2024-12-02 22:36:41.019330: I tensorflow/core/platform/cpu_feature_guard.cc:210] This TensorFlow binary is optimized to use available CPU instructions in performance-critical operations.
To enable the following instructions: AVX2 FMA, in other operations, rebuild TensorFlow with the appropriate compiler flags.


## Obtain Dataset

In [3]:
from torchvision import datasets, transforms
from torch.utils.data import DataLoader, random_split
import torch

# Define transformations for the dataset
transform = transforms.Compose([
    transforms.ToTensor(),
    transforms.Normalize((0.5,), (0.5,))  # Normalize to range [-1, 1]
])

# Download and load MNIST dataset
mnist_full = datasets.MNIST(root="../data", train=True, transform=transform, download=True)
mnist_test = datasets.MNIST(root="../data", train=False, transform=transform, download=True)

# Split training data into training and validation sets
train_size = int(0.8 * len(mnist_full))  # 80% for training
val_size = len(mnist_full) - train_size  # 20% for validation
train_dataset, val_dataset = random_split(mnist_full, [train_size, val_size])

# Extract indices from Subset objects
train_indices = train_dataset.indices  # List of training indices
val_indices = val_dataset.indices      # List of validation indices

# Create training and validation MNIST datasets
mnist_train = datasets.MNIST(root="../data", train=True, transform=transform, download=False)
mnist_val = datasets.MNIST(root="../data", train=True, transform=transform, download=False)

# Filter datasets by indices
mnist_train.data = mnist_train.data[torch.tensor(train_indices)]
mnist_train.targets = mnist_train.targets[torch.tensor(train_indices)]
mnist_val.data = mnist_val.data[torch.tensor(val_indices)]
mnist_val.targets = mnist_val.targets[torch.tensor(val_indices)]

# Create DataLoaders for training and validation datasets
batch_size = 32
train_loader = DataLoader(mnist_train, batch_size=batch_size, shuffle=True)
val_loader = DataLoader(mnist_val, batch_size=batch_size, shuffle=False)

# Print dataset sizes
print(f"Train dataset size: {len(mnist_train)}, Validation dataset size: {len(mnist_val)}, Test dataset size: {len(mnist_test)}")
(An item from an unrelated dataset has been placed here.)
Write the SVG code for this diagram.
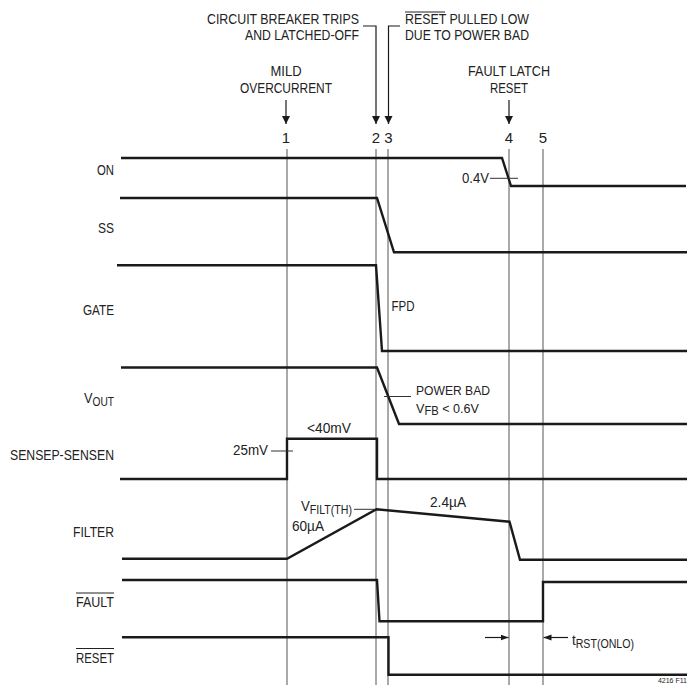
<svg xmlns="http://www.w3.org/2000/svg" width="690" height="685" viewBox="0 0 690 685">
<defs>
<style>
text{font-family:"Liberation Sans",Arial,sans-serif;font-size:15px;fill:#222}
.lbl{text-anchor:end}
.mid{text-anchor:middle}
.sig{fill:none;stroke:#1a1a1a;stroke-width:2.4;stroke-linejoin:miter}
.grid{stroke:#555;stroke-width:1;fill:none}
.tick{stroke:#333;stroke-width:1;fill:none}
.ldr{stroke:#1a1a1a;stroke-width:1.2;fill:none}
.ovl{stroke:#222;stroke-width:1}
.sub{font-size:12px}
.sm{font-size:13.5px}
</style>
<marker id="ah" markerWidth="8" markerHeight="10" refX="8" refY="5" orient="auto" markerUnits="userSpaceOnUse">
<path d="M0,1 L8,5 L0,9 Z" fill="#1a1a1a"/>
</marker>
<marker id="ahs" markerWidth="8" markerHeight="8" refX="8" refY="4" orient="auto" markerUnits="userSpaceOnUse">
<path d="M0,1 L8,4 L0,7 Z" fill="#1a1a1a"/>
</marker>
</defs>
<rect width="690" height="685" fill="#fff"/>

<g id="grid">
<line class="grid" x1="287" y1="149" x2="287" y2="685"/>
<line class="grid" x1="376" y1="149" x2="376" y2="685"/>
<line class="grid" x1="388" y1="149" x2="388" y2="685"/>
<line class="grid" x1="509" y1="149" x2="509" y2="685"/>
<line class="grid" x1="543" y1="149" x2="543" y2="685"/>
</g>

<g id="event-labels">
<text x="359" y="24" class="lbl" textLength="152" lengthAdjust="spacingAndGlyphs">CIRCUIT BREAKER TRIPS</text>
<text x="359" y="40" class="lbl" textLength="114" lengthAdjust="spacingAndGlyphs">AND LATCHED-OFF</text>
<text x="405" y="24" textLength="124" lengthAdjust="spacingAndGlyphs">RESET PULLED LOW</text>
<line class="ovl" x1="405" y1="12" x2="445" y2="12"/>
<text x="405" y="40" textLength="124" lengthAdjust="spacingAndGlyphs">DUE TO POWER BAD</text>
<text x="286" y="76" class="mid" textLength="31" lengthAdjust="spacingAndGlyphs">MILD</text>
<text x="286" y="92.5" class="mid" textLength="92" lengthAdjust="spacingAndGlyphs">OVERCURRENT</text>
<text x="509" y="76" class="mid" textLength="82" lengthAdjust="spacingAndGlyphs">FAULT LATCH</text>
<text x="509" y="92.5" class="mid" textLength="38" lengthAdjust="spacingAndGlyphs">RESET</text>
<text x="286" y="142.5" class="mid">1</text>
<text x="376" y="142.5" class="mid">2</text>
<text x="388.5" y="142.5" class="mid">3</text>
<text x="509" y="142.5" class="mid">4</text>
<text x="543" y="142.5" class="mid">5</text>
</g>

<g id="connectors">
<polyline class="ldr" points="363,26 376,26 376,124" marker-end="url(#ah)"/>
<polyline class="ldr" points="400,26 388.5,26 388.5,124" marker-end="url(#ah)"/>
<line class="ldr" x1="286" y1="100" x2="286" y2="124" marker-end="url(#ah)"/>
<line class="ldr" x1="509" y1="100" x2="509" y2="124" marker-end="url(#ah)"/>
<line class="ldr" x1="485" y1="637.5" x2="508.5" y2="637.5" marker-end="url(#ahs)"/>
<line class="ldr" x1="568" y1="637.5" x2="543.5" y2="637.5" marker-end="url(#ahs)"/>
</g>

<g id="sig-on">
<text x="114" y="175" class="lbl" textLength="17" lengthAdjust="spacingAndGlyphs">ON</text>
<polyline class="sig" points="121,158 502,158 511,186 686,186"/>
<line class="tick" x1="490" y1="178.3" x2="518" y2="178.3"/>
<text x="489" y="183" class="lbl" textLength="27" lengthAdjust="spacingAndGlyphs">0.4V</text>
</g>

<g id="sig-ss">
<text x="114" y="233" class="lbl" textLength="16" lengthAdjust="spacingAndGlyphs">SS</text>
<polyline class="sig" points="120,198 377,198 394,252.3 687,252.3"/>
</g>

<g id="sig-gate">
<text x="114" y="315" class="lbl" textLength="31" lengthAdjust="spacingAndGlyphs">GATE</text>
<polyline class="sig" points="117,265.3 376,265.3 382,351 687,351"/>
<text x="391.5" y="310.5" textLength="23" lengthAdjust="spacingAndGlyphs">FPD</text>
</g>

<g id="sig-vout">
<text x="114" y="403" class="lbl" textLength="30" lengthAdjust="spacingAndGlyphs">V<tspan class="sub" dy="3">OUT</tspan></text>
<polyline class="sig" points="121,367.5 377,367.5 399,424 687,424"/>
<line class="tick" x1="384" y1="396.5" x2="411" y2="396.5"/>
<text x="416" y="394.5" class="sm" textLength="74" lengthAdjust="spacingAndGlyphs">POWER BAD</text>
<text x="416" y="412.5" class="sm" textLength="63" lengthAdjust="spacingAndGlyphs">V<tspan class="sub" dy="2.5">FB</tspan><tspan dy="-2.5"> &lt; 0.6V</tspan></text>
</g>

<g id="sig-sense">
<text x="114" y="460" class="lbl" textLength="104" lengthAdjust="spacingAndGlyphs">SENSEP-SENSEN</text>
<polyline class="sig" points="120,479 287,479 287,438.7 377,438.7 377,479 687,479"/>
<line class="tick" x1="271" y1="451" x2="293" y2="451"/>
<text x="268" y="455" class="lbl" textLength="35" lengthAdjust="spacingAndGlyphs">25mV</text>
<text x="329" y="432.5" class="mid" textLength="44" lengthAdjust="spacingAndGlyphs">&lt;40mV</text>
</g>

<g id="sig-filter">
<text x="114" y="536.5" class="lbl" textLength="41" lengthAdjust="spacingAndGlyphs">FILTER</text>
<polyline class="sig" points="122,558.7 287,558.7 376.5,509.3 509.5,521.7 520,559.7 687,559.7"/>
<line class="tick" x1="354" y1="509.3" x2="375" y2="509.3"/>
<text x="301" y="511" textLength="51" lengthAdjust="spacingAndGlyphs">V<tspan class="sub" dy="3">FILT(TH)</tspan></text>
<text x="292" y="530.5" textLength="32" lengthAdjust="spacingAndGlyphs">60µA</text>
<text x="430" y="507" textLength="36" lengthAdjust="spacingAndGlyphs">2.4µA</text>
</g>

<g id="sig-fault">
<text x="114" y="607.3" class="lbl" textLength="38" lengthAdjust="spacingAndGlyphs">FAULT</text>
<line class="ovl" x1="76" y1="593" x2="114" y2="593"/>
<polyline class="sig" points="122,580 377,580 379.5,621.3 543,621.3 543,582 687,582"/>
</g>

<g id="sig-reset">
<text x="114" y="662.7" class="lbl" textLength="38" lengthAdjust="spacingAndGlyphs">RESET</text>
<line class="ovl" x1="76" y1="648.5" x2="114" y2="648.5"/>
<polyline class="sig" points="122,637.3 388.5,637.3 388.5,674.7 687,674.7"/>
<text x="572" y="645" textLength="62" lengthAdjust="spacingAndGlyphs">t<tspan class="sub" dy="3">RST(ONLO)</tspan></text>
</g>

<text x="687" y="683" class="lbl" style="font-size:7px">4216 F11</text>
</svg>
Train dataset size: 48000, Validation dataset size: 12000, Test dataset size: 10000


### Configuration hyperparameters

In [4]:
# Hyperparameters
hp = {
    "run_id": "delta",
    "learning_rate": 0.1,
    "batch_size": 32,
    "num_clients": 4,
    "num_rounds": 2,
    "num_classes": 10,
    "classes_per_client": 8,
    "epochs": 3,    # number of epochs to train in each round
    "split": "RANDOM"   # ["RANDOM", "NONIID"]
}

# Split Dataset: non-IID / Random

### Create client train and validation datasets

In [5]:
from torchvision import datasets, transforms
from torch.utils.data import DataLoader, random_split, Subset
import numpy as np
from torch.utils.data import random_split

# Number of clients and non-IID split
num_clients = hp["num_clients"]
batch_size = hp["batch_size"]
train_data_size = len(mnist_train) // num_clients
val_data_size = len(mnist_val) // num_clients


if hp["split"] == "NONIID":
    classes_per_client = hp["classes_per_client"]
    num_classes = hp["num_classes"]

    # Create indices for each class
    train_class_indices = {i: np.where(np.array(mnist_train.targets) == i)[0] for i in range(num_classes)}
    val_class_indices = {i: np.where(np.array(mnist_val.targets) == i)[0] for i in range(num_classes)}

    # Assign 2 classes per client
    train_indices = []
    val_indices = []
    for client_id in range(num_clients):
        chosen_classes = np.random.choice(num_classes, classes_per_client, replace=False)
        train_client_idx = []
        val_client_idx = []
        for cls in chosen_classes:
            train_cls_size = len(train_class_indices[cls]) // (num_clients // classes_per_client)
            train_cls_idx = np.random.choice(train_class_indices[cls], train_cls_size, replace=False)
            train_client_idx.extend(train_cls_idx)
            val_cls_size = len(val_class_indices[cls]) // (num_clients // classes_per_client)
            val_cls_idx = np.random.choice(val_class_indices[cls], val_cls_size, replace=False)
            val_client_idx.extend(val_cls_idx)
            # Remove assigned indices to avoid duplication
            train_class_indices[cls] = np.setdiff1d(train_class_indices[cls], train_cls_idx)
            val_class_indices[cls] = np.setdiff1d(val_class_indices[cls], val_cls_idx)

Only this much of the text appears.